Method / BSA Protocol
Behavioral Signal Assessment
v0.2 · April 2026 · Atlas Heritage Systems Inc. · Draft — pending pilot run
What This Is
Atlas Mini — now Behavioral Signal Assessment — is a runnable pilot version of the Atlas Method. It tests whether a small-ensemble, cross-lineage LLM evaluation protocol can detect drift, delusion, and epistemic compression using 7 models, 30 stimulus pairs, and one human operator. If it works, the data feeds the Atlas Method paper. If it doesn't, the failure mode tells us what to fix.
The Ensemble
Seven models from four or more lineages. The constraint is lineage diversity, not specific model names. Minimum: 3 models from 2 lineages.
| Model | Lineage | Notes |
|---|---|---|
| Claude 3.5 Sonnet | Anthropic | Structural dissector archetype |
| GPT-4o | OpenAI | Topic matcher archetype |
| Gemini 1.5 Pro | Independent lineage | |
| Mistral Large | Mistral | European lineage, different alignment |
| DeepSeek-V3 | DeepSeek | Chinese lineage, different training corpus |
| Llama 3.1 405B | Meta | Open-weight, distinct fine-tuning |
| Perplexity | Mixed/RAG | Search-augmented; may behave differently on factual claims |
The Stimulus Set
30 paired claims across three domains (Medical, Legal, Scientific) and three tiers:
Well-established facts. Calibration anchors. Every model should score these high. If one doesn't, its other scores are suspect.
Claims where genuine epistemic disagreement exists: medical controversies, legal frontiers, scientific interpretation disputes, and cross-epistemological claims. These are not obscure — they are genuinely contested by credentialed people in the relevant fields.
Fabricated claims with real-sounding specifics: invented pathway names, fake case law, nonexistent journal articles, fictional experiments. Each foil is paired with a real claim to test whether the model catches the fabrication or scores the pair on surface plausibility.
Protocol Phases
Confirm workbook structure. Context integrity check — verify the prompt file contains no duplicate pairs, no overlapping content, no project-specific vocabulary. If you have been working with a model on Atlas-related material, do not use that model instance for data collection.
For each model: open a clean session with no prior context. Disable personalization features. Paste the prompt exactly as written. Record only numerical scores — ignore commentary. After every 3 models, spot-check 2 random cells against the source response.
Before any analysis model touches the data: check Tier 1 calibration, Tier 3 divergence gap, spread comparison, and write three observations. Date and time them. These are your anchor.
Feed CSV plus analysis prompt to 3 models from different lineages. Context isolation is critical — each analysis model receives only the CSV data and analysis prompt. Extract structured findings. Lay them side by side. Do not synthesize.

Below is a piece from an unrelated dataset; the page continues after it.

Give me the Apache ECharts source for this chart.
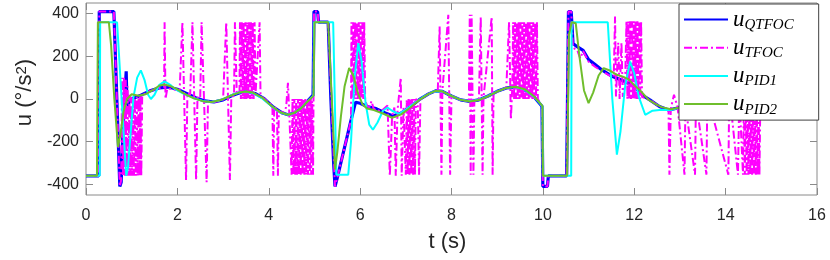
<!DOCTYPE html>
<html>
<head>
<meta charset="utf-8">
<script src="https://cdn.jsdelivr.net/npm/echarts@6/dist/echarts.min.js"></script>
<style>html,body{margin:0;padding:0;background:#fff;}#c{width:830px;height:260px;}</style>
</head>
<body>
<div id="c"></div>
<script>
// ---- data (t in s, u in deg/s^2) ----
const xTicks = [0, 2, 4, 6, 8, 10, 12, 14, 16];
const yTicks = [-400, -200, 0, 200, 400];
const seriesNames = ['QTFOC', 'TFOC', 'PID1', 'PID2'];

const qtfoc = [[0,-360],[0.28,-360],[0.29,410],[0.61,410],[0.74,-410],[0.77,-390],[0.8,-200],[0.84,-20],[0.88,130],[0.9,-60],[0.93,-20],[0.97,-5],[1.05,5],[1.2,18],[1.4,38],[1.6,52],[1.8,56],[2.0,46],[2.2,26],[2.4,6],[2.6,-9],[2.8,-14],[3.0,-4],[3.2,16],[3.4,32],[3.55,34],[3.7,26],[3.9,2],[4.1,-38],[4.3,-66],[4.42,-74],[4.55,-66],[4.7,-45],[4.85,-10],[4.97,18],[4.99,410],[5.07,410],[5.09,360],[5.3,360],[5.36,0],[5.42,-300],[5.45,-410],[5.5,-370],[5.6,-280],[5.7,-190],[5.8,-100],[5.9,-15],[6.0,-20],[6.15,-35],[6.35,-45],[6.55,-65],[6.72,-80],[6.9,-66],[7.1,-36],[7.3,-2],[7.5,24],[7.65,38],[7.8,36],[8.0,14],[8.2,-4],[8.4,-11],[8.6,-4],[8.8,14],[9.0,36],[9.2,52],[9.4,56],[9.6,44],[9.8,12],[9.98,-34],[10.0,-410],[10.1,-410],[10.12,-360],[10.52,-360],[10.56,410],[10.62,410],[10.66,260],[10.75,245],[10.88,228],[11.0,185],[11.15,160],[11.3,135],[11.5,108],[11.7,90],[11.9,72],[12.05,48],[12.2,15],[12.35,-5],[12.55,-35],[12.75,-52],[12.95,-42],[13.2,-20],[13.5,10],[13.8,30],[14.1,35],[14.4,15],[14.7,-10],[15,-20]];

const tfoc = [[0,-360],[0.28,-360],[0.29,410],[0.61,410],[0.74,-410],[0.77,-380],
[0.79,100],[0.81,-360],[0.83,100],[0.85,-360],[0.87,90],[0.89,-360],[0.91,60],[0.93,-360],[0.95,20],[0.97,-360],[0.99,10],[1.01,-360],[1.03,5],[1.05,-360],[1.07,5],[1.09,-360],[1.11,10],[1.13,-360],[1.15,10],[1.17,-360],[1.19,15],[1.21,-360],[1.23,18],
[1.4,38],[1.6,50],[1.71,55],[1.72,360],[1.74,0],[1.78,50],[1.9,45],[2.05,40],[2.11,360],[2.19,-380],[2.22,28],[2.28,20],[2.33,360],[2.41,-380],[2.44,8],[2.5,2],[2.53,360],[2.64,-390],[2.67,-10],[2.8,-14],[3.0,-4],[3.07,360],[3.15,-380],[3.18,5],[3.24,18],[3.26,360],[3.3,25],
[3.36,32],[3.37,360],[3.39,0],[3.41,360],[3.43,0],[3.45,360],[3.47,0],[3.49,360],[3.51,0],[3.53,360],[3.55,0],[3.57,360],[3.59,0],[3.61,360],[3.63,0],[3.65,360],[3.67,0],[3.69,360],[3.71,20],
[3.75,18],[3.8,360],[3.82,10],[3.9,2],[4.0,-18],[4.08,-30],[4.1,-360],[4.12,-35],[4.18,-50],[4.2,-360],[4.22,-55],[4.3,-66],[4.38,-40],[4.42,76],[4.45,-70],
[4.5,-355],[4.52,0],[4.54,-355],[4.56,0],[4.58,-355],[4.6,0],[4.62,-355],[4.64,0],[4.66,-355],[4.68,0],[4.7,-355],[4.72,0],[4.74,-355],[4.76,0],[4.78,-355],[4.8,0],[4.82,-355],[4.84,0],[4.86,-355],[4.88,0],[4.9,-355],[4.92,0],[4.93,-355],
[4.95,-10],[4.97,-355],[4.98,18],[4.99,410],[5.07,410],[5.09,360],[5.3,360],[5.45,-410],[5.5,-370],[5.6,-280],[5.7,-190],[5.8,-100],
[5.81,360],[5.83,0],[5.85,360],[5.87,0],[5.89,360],[5.91,0],[5.93,360],[5.95,0],[5.97,360],[5.99,0],[6.01,360],[6.03,0],[6.05,360],[6.07,0],[6.09,360],[6.11,-5],
[6.15,-30],[6.2,-40],[6.25,-10],[6.3,-50],[6.35,-45],[6.45,-60],[6.6,-30],[6.65,-360],[6.7,-80],[6.75,-40],[6.78,-360],[6.82,-50],[6.89,100],[6.91,-360],[6.95,-40],
[7.0,-355],[7.02,0],[7.04,-355],[7.06,0],[7.08,-355],[7.1,0],[7.12,-355],[7.14,0],[7.16,-355],[7.18,0],[7.2,-355],[7.22,0],
[7.26,-10],[7.29,-355],[7.32,0],[7.5,24],[7.7,38],[7.74,340],[7.78,-355],[7.8,36],[7.93,395],[7.97,-355],[8.0,14],[8.2,-4],[8.38,-10],[8.4,395],[8.42,-355],[8.44,395],[8.48,-355],[8.5,-8],[8.6,-4],[8.64,385],[8.68,-355],[8.7,5],[8.88,385],[8.9,-355],[8.92,20],[9.0,36],[9.2,52],[9.26,360],[9.3,-97],[9.33,55],
[9.35,360],[9.37,0],[9.39,360],[9.41,0],[9.43,360],[9.45,0],[9.47,360],[9.49,0],[9.51,360],[9.53,0],[9.55,360],[9.57,0],[9.59,360],[9.61,0],[9.63,360],[9.65,0],[9.67,360],[9.69,0],[9.71,360],[9.73,0],[9.75,360],[9.77,0],[9.79,360],[9.81,0],[9.83,360],[9.85,0],[9.87,360],[9.89,0],
[9.92,5],[9.98,-34],[10.0,-410],[10.1,-410],[10.12,-360],[10.52,-360],[10.56,410],[10.62,410],[10.66,240],[10.75,230],[10.82,190],[10.88,225],[11.0,175],[11.15,150],[11.3,130],[11.5,105],[11.55,100],[11.58,387],[11.6,12],[11.65,264],[11.68,0],[11.72,264],[11.75,10],[11.8,80],
[11.83,364],[11.85,0],[11.87,364],[11.89,0],[11.91,364],[11.93,0],[11.95,364],[11.97,0],[11.99,364],[12.01,0],[12.03,364],[12.05,0],[12.07,364],[12.09,0],[12.11,364],[12.13,0],[12.15,364],[12.17,10],
[12.2,15],[12.35,-5],[12.55,-35],[12.75,-50],[12.77,-355],[12.8,-45],[12.87,20],[12.95,-40],[13.1,-355],[13.12,-30],[13.33,-355],[13.35,-10],[13.58,-355],[13.6,15],[14.06,-355],[14.08,35],[14.27,-355],[14.3,20],
[14.38,-355],[14.4,0],[14.42,-355],[14.44,0],[14.46,-355],[14.48,0],[14.5,-355],[14.52,0],[14.54,-355],[14.56,0],[14.58,-355],[14.6,0],[14.62,-355],[14.64,0],[14.66,-355],[14.68,0],[14.7,-355],[14.72,0],[14.74,-355],[14.76,-10],[15,-20]];

const pid1 = [[0,-360],[0.3,-360],[0.31,360],[0.68,360],[0.88,-360],[0.92,-320],[0.98,-150],[1.04,10],[1.12,100],[1.2,134],[1.28,90],[1.36,20],[1.42,0],[1.5,20],[1.6,65],[1.72,83],[1.85,65],[1.96,45],[2.13,25],[2.35,5],[2.55,-9],[2.75,-14],[2.95,-5],[3.15,15],[3.35,31],[3.5,34],[3.65,28],[3.85,4],[4.05,-32],[4.25,-63],[4.42,-74],[4.55,-66],[4.7,-45],[4.85,-10],[4.98,17],[4.99,360],[5.41,360],[5.48,-355],[5.74,-355],[5.8,-200],[5.88,100],[5.96,262],[6.03,180],[6.12,-20],[6.2,-120],[6.28,-144],[6.38,-110],[6.5,-55],[6.6,-40],[6.7,-55],[6.85,-70],[7.0,-50],[7.2,-18],[7.4,12],[7.6,35],[7.8,36],[8.0,14],[8.2,-4],[8.4,-11],[8.6,-4],[8.8,14],[9.0,36],[9.2,52],[9.4,56],[9.6,44],[9.8,12],[9.99,-34],[10.0,-360],[10.62,-360],[10.63,360],[11.42,360],[11.52,0],[11.62,-261],[11.7,-150],[11.8,60],[11.91,176],[12.0,120],[12.1,10],[12.24,-74],[12.4,-55],[12.6,-50],[12.8,-52],[13.0,-40],[13.2,-20],[13.5,10],[13.8,30],[14.1,35],[14.4,15],[14.7,-10],[15,-20]];

const pid2 = [[0,-360],[0.24,-360],[0.26,360],[0.5,360],[0.55,250],[0.62,0],[0.7,-225],[0.75,-170],[0.82,-60],[0.9,0],[1.0,22],[1.15,15],[1.3,22],[1.45,40],[1.6,62],[1.72,68],[1.85,60],[2.0,45],[2.15,25],[2.35,4],[2.55,-10],[2.75,-14],[2.95,-5],[3.15,14],[3.35,30],[3.5,35],[3.65,30],[3.85,8],[4.05,-30],[4.25,-62],[4.42,-74],[4.55,-66],[4.7,-45],[4.85,-12],[4.98,16],[5.0,360],[5.3,360],[5.38,0],[5.45,-330],[5.5,-250],[5.58,-80],[5.66,60],[5.76,145],[5.85,110],[5.95,30],[6.05,-25],[6.15,-45],[6.3,-52],[6.5,-68],[6.7,-88],[6.9,-72],[7.1,-40],[7.3,-4],[7.5,24],[7.65,38],[7.8,36],[8.0,14],[8.2,-4],[8.4,-12],[8.6,-5],[8.8,13],[9.0,35],[9.2,52],[9.4,57],[9.6,46],[9.8,14],[9.99,-32],[10.0,-360],[10.53,-360],[10.57,300],[10.63,360],[10.72,355],[10.8,200],[10.9,40],[11.0,-19],[11.1,30],[11.22,110],[11.33,145],[11.45,135],[11.6,115],[11.75,105],[11.87,93],[12.0,65],[12.15,35],[12.31,-3],[12.45,-22],[12.6,-38],[12.8,-48],[13.0,-40],[13.2,-20],[13.5,10],[13.8,30],[14.1,35],[14.4,15],[14.7,-10],[15,-20]];

// ---- chart ----
const frame = '#8a8a8a';
const txt = '#262626';
const sans = 'Liberation Sans, Arial, sans-serif';
const serif = 'Liberation Serif, Times New Roman, serif';
const chart = echarts.init(document.getElementById('c'), null, {renderer: 'canvas'});
const tickCommon = {show: true, inside: true, length: 7, lineStyle: {color: frame, width: 1}};
const noLine = {show: false, onZero: false};
chart.setOption({
  animation: false,
  backgroundColor: '#fff',
  grid: {left: 86, right: 13, top: 3, bottom: 65, show: true, borderColor: frame, borderWidth: 1, backgroundColor: 'transparent'},
  xAxis: [
    {type: 'value', min: 0, max: 16, interval: 2, position: 'bottom',
     axisLine: noLine, splitLine: {show: false},
     axisTick: tickCommon,
     axisLabel: {margin: 13, fontSize: 16, fontFamily: sans, color: txt},
     name: 't (s)', nameLocation: 'middle', nameGap: 36,
     nameTextStyle: {fontSize: 22, fontFamily: sans, color: txt, padding: [0, 8, 0, 0]}},
    {type: 'value', min: 0, max: 16, interval: 2, position: 'top',
     axisLine: noLine, splitLine: {show: false},
     axisTick: tickCommon, axisLabel: {show: false}}
  ],
  yAxis: [
    {type: 'value', min: -450, max: 450, position: 'left',
     axisLine: noLine, splitLine: {show: false},
     axisTick: Object.assign({customValues: yTicks}, tickCommon),
     axisLabel: {customValues: yTicks, margin: 7, fontSize: 16, fontFamily: sans, color: txt},
     name: 'u (°/s{sup|2})', nameLocation: 'middle', nameGap: 46,
     nameTextStyle: {fontSize: 22, fontFamily: sans, color: txt, padding: [0, 0, 0, 13],
       rich: {sup: {fontSize: 15, fontFamily: sans, color: txt, verticalAlign: 'top', lineHeight: 14}}}},
    {type: 'value', min: -450, max: 450, position: 'right',
     axisLine: noLine, splitLine: {show: false},
     axisTick: Object.assign({customValues: yTicks}, tickCommon),
     axisLabel: {show: false, customValues: yTicks}}
  ],
  legend: {
    orient: 'vertical', left: 679, top: 4,
    padding: [4, 25, 3, 4], itemGap: 3.7, itemWidth: 44, itemHeight: 12,
    backgroundColor: '#fff', borderColor: '#404040', borderWidth: 1, borderRadius: 0,
    itemStyle: {opacity: 0},
    data: seriesNames,
    formatter: function (n) { return '{u|u}{s|' + n + '}'; },
    textStyle: {
      rich: {
        u: {fontFamily: serif, fontStyle: 'italic', fontSize: 23, lineHeight: 26, color: '#000', verticalAlign: 'middle'},
        s: {fontFamily: serif, fontStyle: 'italic', fontSize: 15, lineHeight: 12, color: '#000', verticalAlign: 'bottom'}
      }
    }
  },
  series: [
    {name: 'QTFOC', type: 'line', data: qtfoc, showSymbol: false, symbol: 'none',
     lineStyle: {color: '#0000ff', width: 3.2}, itemStyle: {color: '#0000ff'}, clip: true},
    {name: 'TFOC', type: 'line', data: tfoc, showSymbol: false, symbol: 'none',
     lineStyle: {color: '#ff00ff', width: 2, type: [8, 3, 2, 3]}, itemStyle: {color: '#ff00ff'}, clip: true},
    {name: 'PID1', type: 'line', data: pid1, showSymbol: false, symbol: 'none',
     lineStyle: {color: '#00ffff', width: 2}, itemStyle: {color: '#00ffff'}, clip: true},
    {name: 'PID2', type: 'line', data: pid2, showSymbol: false, symbol: 'none',
     lineStyle: {color: '#6fbe2c', width: 2}, itemStyle: {color: '#6fbe2c'}, clip: true}
  ]
});
</script>
</body>
</html>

You write this. Not a model. Design summary, raw findings, delusion baseline, domain comparison, what broke, context integrity notes, open questions.
Bundle workbook, exact prompts, session log, raw model responses, analysis outputs, Technician's Read, and synthesis. Every claim traceable to a specific cell in under sixty seconds.
What We're Looking For
The pilot succeeds if it produces interpretable signal on at least three of five vectors:
Does the staircase appear? (Tier 1 spread < Tier 2 spread)
Does the Divergence Gap produce a meaningful delusion baseline?
Do foils in different domains get caught at different rates?
Does Pair 27 (LLMs evaluating claims about LLM reasoning) produce anomalous scores? This is the meta-epistemic canary.
Does the Technician's Read capture anything the analysis models miss or contradict?